— start of SOURCE DATA —

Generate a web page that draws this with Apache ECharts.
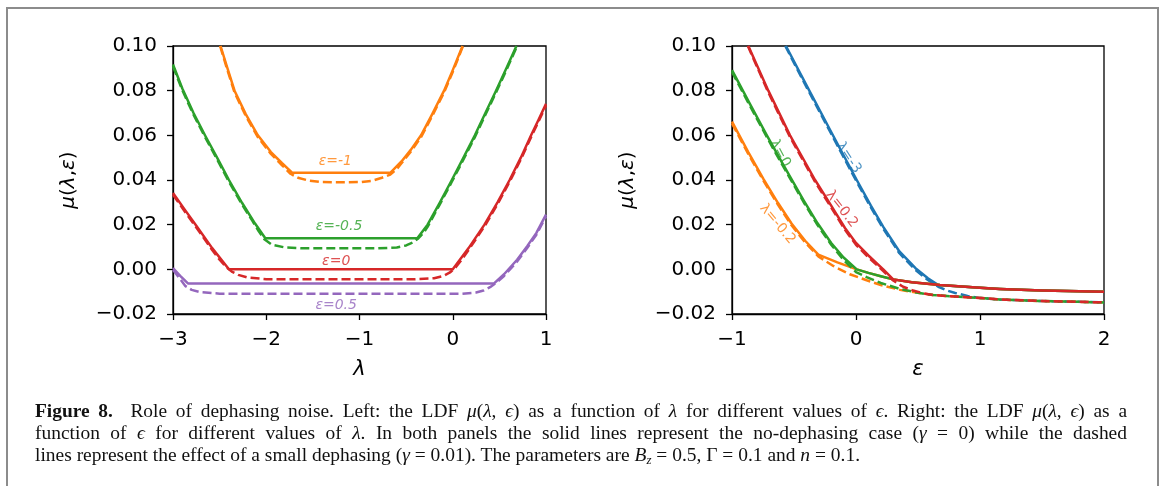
<!DOCTYPE html>
<html>
<head>
<meta charset="utf-8">
<script src="https://cdn.jsdelivr.net/npm/echarts/dist/echarts.min.js"></script>
<style>
  html, body { margin:0; padding:0; background:#fff; }
  #wrap { position:relative; width:1163px; height:486px; background:#fff; overflow:hidden; }
  #frame { position:absolute; left:6px; top:7px; width:1149px; height:520px; border:2px solid #8c8c8c; box-sizing:content-box; }
  #chart { position:absolute; left:0; top:0; width:1163px; height:486px; }
  .cap { position:absolute; left:35px; white-space:nowrap; font-family:"Liberation Serif", serif; font-size:18px; line-height:22px; color:#111; transform-origin:0 50%; }
  .cap i { font-style:italic; }
  .cap sub { font-size:12px; vertical-align:-3px; line-height:0; }
</style>
</head>
<body>
<div id="wrap">
  <div id="frame"></div>
  <div id="chart"></div>
  <div class="cap" id="cap1" style="top:400px"><b>Figure 8.</b>&nbsp; Role of dephasing noise. Left: the LDF <i>μ</i>(<i>λ</i>, <i>ϵ</i>) as a function of <i>λ</i> for different values of <i>ϵ</i>. Right: the LDF <i>μ</i>(<i>λ</i>, <i>ϵ</i>) as a</div>
  <div class="cap" id="cap2" style="top:422px">function of <i>ϵ</i> for different values of <i>λ</i>. In both panels the solid lines represent the no-dephasing case (<i>γ</i> = 0) while the dashed</div>
  <div class="cap" id="cap3" style="top:444px">lines represent the effect of a small dephasing (<i>γ</i> = 0.01). The parameters are <i>B</i><sub><i>z</i></sub> = 0.5, Γ = 0.1 and <i>n</i> = 0.1.</div>
</div>
<script>
// ---------------- Data: left panel (x = λ, y = μ), one curve per ε ----------------
const epsM1Solid = [[-2.49,0.100],[-2.42,0.0905],[-2.34,0.080],[-2.22,0.0695],[-2.09,0.060],[-1.95,0.0525],[-1.83,0.0475],[-1.72,0.0432],[-0.67,0.0432],[-0.55,0.0483],[-0.45,0.0535],[-0.34,0.060],[-0.22,0.0695],[-0.093,0.080],[0.0,0.0892],[0.105,0.100]];
const epsM1Dash = [[-2.495,0.100],[-2.42,0.0897],[-2.34,0.0792],[-2.22,0.0687],[-2.09,0.0592],[-1.95,0.0517],[-1.83,0.0466],[-1.74,0.0428],[-1.66,0.0410],[-1.55,0.0398],[-1.42,0.0391],[-1.2,0.0390],[-0.98,0.0391],[-0.86,0.0397],[-0.76,0.0410],[-0.67,0.0424],[-0.6,0.0449],[-0.55,0.0475],[-0.45,0.0527],[-0.34,0.0592],[-0.22,0.0687],[-0.093,0.0792],[0.0,0.0884],[0.11,0.100]];
const epsM05Solid = [[-3,0.0917],[-2.9,0.0810],[-2.78,0.0700],[-2.65,0.0595],[-2.52,0.0495],[-2.40,0.0400],[-2.26,0.0298],[-2.12,0.0205],[-2.01,0.0139],[-0.38,0.0139],[-0.27,0.020],[-0.14,0.0298],[-0.01,0.040],[0.115,0.050],[0.237,0.060],[0.35,0.070],[0.464,0.080],[0.575,0.090],[0.683,0.100]];
const epsM05Dash = [[-3,0.0909],[-2.9,0.0802],[-2.78,0.0692],[-2.65,0.0587],[-2.52,0.0487],[-2.40,0.0392],[-2.26,0.0290],[-2.15,0.0218],[-2.08,0.0170],[-2.02,0.0135],[-1.94,0.0110],[-1.8,0.0098],[-1.6,0.0094],[-0.8,0.0094],[-0.6,0.0098],[-0.5,0.0107],[-0.43,0.0120],[-0.37,0.0138],[-0.31,0.0165],[-0.27,0.0190],[-0.14,0.0290],[-0.01,0.0392],[0.115,0.0492],[0.237,0.0592],[0.35,0.0692],[0.464,0.0792],[0.575,0.0892],[0.69,0.100]];
const eps0Solid = [[-3,0.0342],[-2.87,0.0265],[-2.75,0.0195],[-2.58,0.0095],[-2.40,0.0],[0.0,0.0],[0.17,0.0095],[0.34,0.020],[0.48,0.030],[0.61,0.040],[0.73,0.050],[0.84,0.060],[0.92,0.067],[1.0,0.0741]];
const eps0Dash = [[-3,0.0334],[-2.87,0.0257],[-2.75,0.0187],[-2.58,0.0087],[-2.5,0.0043],[-2.43,0.0010],[-2.37,-0.0010],[-2.3,-0.0025],[-2.2,-0.0037],[-2.0,-0.0044],[-0.4,-0.0044],[-0.2,-0.0040],[-0.1,-0.0030],[-0.03,-0.0014],[0.03,0.0008],[0.1,0.0045],[0.17,0.0087],[0.34,0.0192],[0.48,0.0292],[0.61,0.0392],[0.73,0.0492],[0.84,0.0592],[0.92,0.0662],[1.0,0.0733]];
const eps05Solid = [[-3,0.0006],[-2.92,-0.0030],[-2.84,-0.0063],[0.443,-0.0063],[0.55,-0.0022],[0.69,0.0043],[0.80,0.0105],[0.897,0.0163],[1.0,0.0245]];
const eps05Dash = [[-3,-0.0002],[-2.93,-0.0040],[-2.87,-0.0074],[-2.8,-0.0092],[-2.71,-0.0102],[-2.5,-0.0109],[0.1,-0.0109],[0.25,-0.0104],[0.33,-0.0095],[0.4,-0.0080],[0.46,-0.0062],[0.55,-0.0030],[0.69,0.0035],[0.80,0.0097],[0.897,0.0155],[1.0,0.0237]];

// ---------------- Data: right panel (x = ε, y = μ), one curve per λ ----------------
const lamM3Solid = [[-0.565,0.100],[-0.40,0.0825],[-0.20,0.0615],[0.006,0.0400],[0.12,0.0285],[0.22,0.0190],[0.35,0.0080],[0.48,0.0005],[0.58,-0.0040],[0.664,-0.0070],[1.0,-0.0083],[1.16,-0.0088],[1.5,-0.0095],[2.0,-0.0100]];
const lamM3Dash = [[-0.57,0.100],[-0.40,0.0817],[-0.20,0.0607],[0.006,0.0392],[0.12,0.0277],[0.22,0.0182],[0.35,0.0072],[0.48,-0.0003],[0.58,-0.0048],[0.664,-0.0078],[0.73,-0.0094],[0.80,-0.0106],[0.90,-0.0119],[1.0,-0.0128],[1.16,-0.0135],[1.5,-0.0142],[2.0,-0.0148]];
const lamM02Solid = [[-1,0.0661],[-0.87,0.0526],[-0.747,0.0405],[-0.63,0.0298],[-0.52,0.0205],[-0.41,0.0128],[-0.304,0.0066],[-0.15,0.0031],[0.006,0.0],[0.1,-0.0016],[0.2,-0.0031],[0.30,-0.0045],[0.45,-0.0058],[0.677,-0.0070],[1.0,-0.0083],[1.16,-0.0088],[1.5,-0.0095],[2.0,-0.0100]];
const lamM02Dash = [[-1,0.0653],[-0.87,0.0518],[-0.747,0.0397],[-0.63,0.0290],[-0.52,0.0197],[-0.41,0.0120],[-0.304,0.0058],[-0.183,0.0015],[-0.05,-0.0022],[0.086,-0.0049],[0.2,-0.0070],[0.355,-0.0092],[0.5,-0.0105],[0.62,-0.0115],[0.8,-0.0122],[1.0,-0.0128],[1.16,-0.0135],[1.5,-0.0142],[2.0,-0.0148]];
const lam0Solid = [[-1,0.0892],[-0.86,0.0745],[-0.72,0.0601],[-0.62,0.0501],[-0.532,0.0415],[-0.42,0.0307],[-0.31,0.0206],[-0.2,0.0118],[-0.1,0.0053],[0.006,0.0],[0.1,-0.0016],[0.2,-0.0031],[0.30,-0.0045],[0.45,-0.0058],[0.677,-0.0070],[1.0,-0.0083],[1.16,-0.0088],[1.5,-0.0095],[2.0,-0.0100]];
const lam0Dash = [[-1,0.0884],[-0.86,0.0737],[-0.72,0.0593],[-0.62,0.0493],[-0.532,0.0407],[-0.42,0.0299],[-0.31,0.0198],[-0.2,0.0110],[-0.1,0.0042],[0.0,-0.0012],[0.086,-0.0035],[0.2,-0.0061],[0.355,-0.0088],[0.5,-0.0105],[0.62,-0.0115],[0.8,-0.0122],[1.0,-0.0128],[1.16,-0.0135],[1.5,-0.0142],[2.0,-0.0148]];
const lam02Solid = [[-0.868,0.100],[-0.707,0.080],[-0.532,0.060],[-0.33,0.040],[-0.2,0.0285],[-0.089,0.0185],[0.0,0.0118],[0.10,0.0062],[0.22,0.0],[0.30,-0.0045],[0.45,-0.0058],[0.677,-0.0070],[1.0,-0.0083],[1.16,-0.0088],[1.5,-0.0095],[2.0,-0.0100]];
const lam02Dash = [[-0.872,0.100],[-0.707,0.0792],[-0.532,0.0592],[-0.33,0.0392],[-0.2,0.0277],[-0.089,0.0177],[0.0,0.0110],[0.10,0.0054],[0.22,-0.0008],[0.30,-0.0050],[0.38,-0.0078],[0.46,-0.0095],[0.55,-0.0108],[0.62,-0.0115],[0.8,-0.0122],[1.0,-0.0128],[1.16,-0.0135],[1.5,-0.0142],[2.0,-0.0148]];

// ---------------- Curve labels ----------------
const leftLabelText = ['ε=-1', 'ε=-0.5', 'ε=0', 'ε=0.5'];
const leftLabelPos = [[-1.26, 0.0485], [-1.22, 0.0192], [-1.25, 0.0037], [-1.25, -0.0162]];
const rightLabelText = ['λ=-3', 'λ=0.2', 'λ=0', 'λ=-0.2'];
const rightLabelPos = [[-0.06, 0.0500], [-0.115, 0.0270], [-0.613, 0.0519], [-0.633, 0.0203]];
const rightLabelAngle = [-57, -52, -62, -50];

// ---------------- Axes ----------------
const leftXRange = [-3, 1];
const rightXRange = [-1, 2];
const yRange = [-0.02, 0.10];
const yStep = 0.02;
const xName = ['λ', 'ε'];
const yName = '{i|μ}({i|λ},{i|ε})';

const COL = { blue:'#1f77b4', orange:'#ff7f0e', green:'#2ca02c', red:'#d62728', purple:'#9467bd' };
const FONT = 'DejaVu Sans';

const fmtMinus = s => String(s).replace('-', '\u2212');

function xAx(gi, range, name) {
  return {
    type:'value', gridIndex:gi, min:range[0], max:range[1], interval:1,
    name:name, nameLocation:'middle', nameGap:45,
    nameTextStyle:{ fontFamily:FONT, fontSize:21, fontStyle:'italic', color:'#000' },
    axisLine:{ show:true, onZero:false, lineStyle:{ color:'#000', width:1.3 } },
    axisTick:{ show:true, inside:false, length:6, lineStyle:{ color:'#000', width:1.3 } },
    axisLabel:{ fontFamily:FONT, fontSize:20, color:'#000', margin:16, formatter:v => fmtMinus(v) },
    splitLine:{ show:false }
  };
}
function yAx(gi) {
  return {
    type:'value', gridIndex:gi, min:yRange[0], max:yRange[1], interval:yStep,
    name:yName, nameLocation:'middle', nameGap:94, nameRotate:90,
    nameTextStyle:{ fontFamily:FONT, fontSize:20, color:'#000', rich:{ i:{ fontFamily:FONT, fontSize:20, fontStyle:'italic', color:'#000' } } },
    axisLine:{ show:true, onZero:false, lineStyle:{ color:'#000', width:1.3 } },
    axisTick:{ show:true, inside:false, length:6, lineStyle:{ color:'#000', width:1.3 } },
    axisLabel:{ fontFamily:FONT, fontSize:20, color:'#000', margin:16, formatter:v => fmtMinus(v.toFixed(2)) },
    splitLine:{ show:false }
  };
}
function line(gi, data, color, dashed) {
  return {
    type:'line', xAxisIndex:gi, yAxisIndex:gi, data:data, symbol:'none', showSymbol:false,
    smooth:false, clip:true, silent:true, animation:false,
    lineStyle:{ color:color, width:2.5, type: dashed ? [9, 4] : 'solid', cap:'butt', join:'round' },
    itemStyle:{ color:color }
  };
}
function labels(gi, texts, pos, colors, italic, angles) {
  return {
    type:'scatter', xAxisIndex:gi, yAxisIndex:gi, symbolSize:1, silent:true, animation:false, z:5,
    itemStyle:{ color:'rgba(0,0,0,0)' },
    data: texts.map((t, k) => ({
      value: pos[k],
      label:{ show:true, position:'inside', formatter:t, color:colors[k],
              fontFamily:FONT, fontSize:14, fontStyle: italic ? 'italic' : 'normal',
              rotate: angles ? angles[k] : 0 }
    }))
  };
}

const chart = echarts.init(document.getElementById('chart'), null, { renderer:'canvas', devicePixelRatio:1 });
chart.setOption({
  backgroundColor:'transparent',
  animation:false,
  grid:[
    { left:173, top:46, width:373, height:268, show:true, borderColor:'#000', borderWidth:1.3, backgroundColor:'transparent' },
    { left:732, top:46, width:372, height:268, show:true, borderColor:'#000', borderWidth:1.3, backgroundColor:'transparent' }
  ],
  xAxis:[ xAx(0, leftXRange, xName[0]), xAx(1, rightXRange, xName[1]) ],
  yAxis:[ yAx(0), yAx(1) ],
  series:[
    line(0, epsM1Solid, COL.orange, false), line(0, epsM1Dash, COL.orange, true),
    line(0, epsM05Solid, COL.green, false), line(0, epsM05Dash, COL.green, true),
    line(0, eps0Solid, COL.red, false), line(0, eps0Dash, COL.red, true),
    line(0, eps05Solid, COL.purple, false), line(0, eps05Dash, COL.purple, true),
    line(1, lamM3Solid, COL.blue, false), line(1, lamM3Dash, COL.blue, true),
    line(1, lamM02Solid, COL.orange, false), line(1, lamM02Dash, COL.orange, true),
    line(1, lam0Solid, COL.green, false), line(1, lam0Dash, COL.green, true),
    line(1, lam02Solid, COL.red, false), line(1, lam02Dash, COL.red, true),
    labels(0, leftLabelText, leftLabelPos, [COL.orange, COL.green, COL.red, COL.purple], true, null),
    labels(1, rightLabelText, rightLabelPos, [COL.blue, COL.red, COL.green, COL.orange], false, rightLabelAngle)
  ]
});

// fit caption: glyph scale from the (unjustified) last line, justify the first two with word spacing
(function () {
  const el3 = document.getElementById('cap3');
  const s = 825 / el3.getBoundingClientRect().width;
  el3.style.transform = 'scaleX(' + s + ')';
  ['cap1', 'cap2'].forEach(id => {
    const el = document.getElementById(id);
    const w = el.getBoundingClientRect().width;
    const nSp = (el.textContent.match(/ /g) || []).length;
    const extra = (1092 / s - w) / Math.max(nSp, 1);
    el.style.wordSpacing = extra + 'px';
    const w2 = el.getBoundingClientRect().width;
    el.style.transform = 'scaleX(' + (1092 / w2) + ')';
  });
})();
</script>
</body>
</html>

— end of SOURCE DATA —

Every line in the data above that contains "with" needs to be copied.

Generate a web page that draws this with Apache ECharts.
// fit caption: glyph scale from the (unjustified) last line, justify the first two with word spacing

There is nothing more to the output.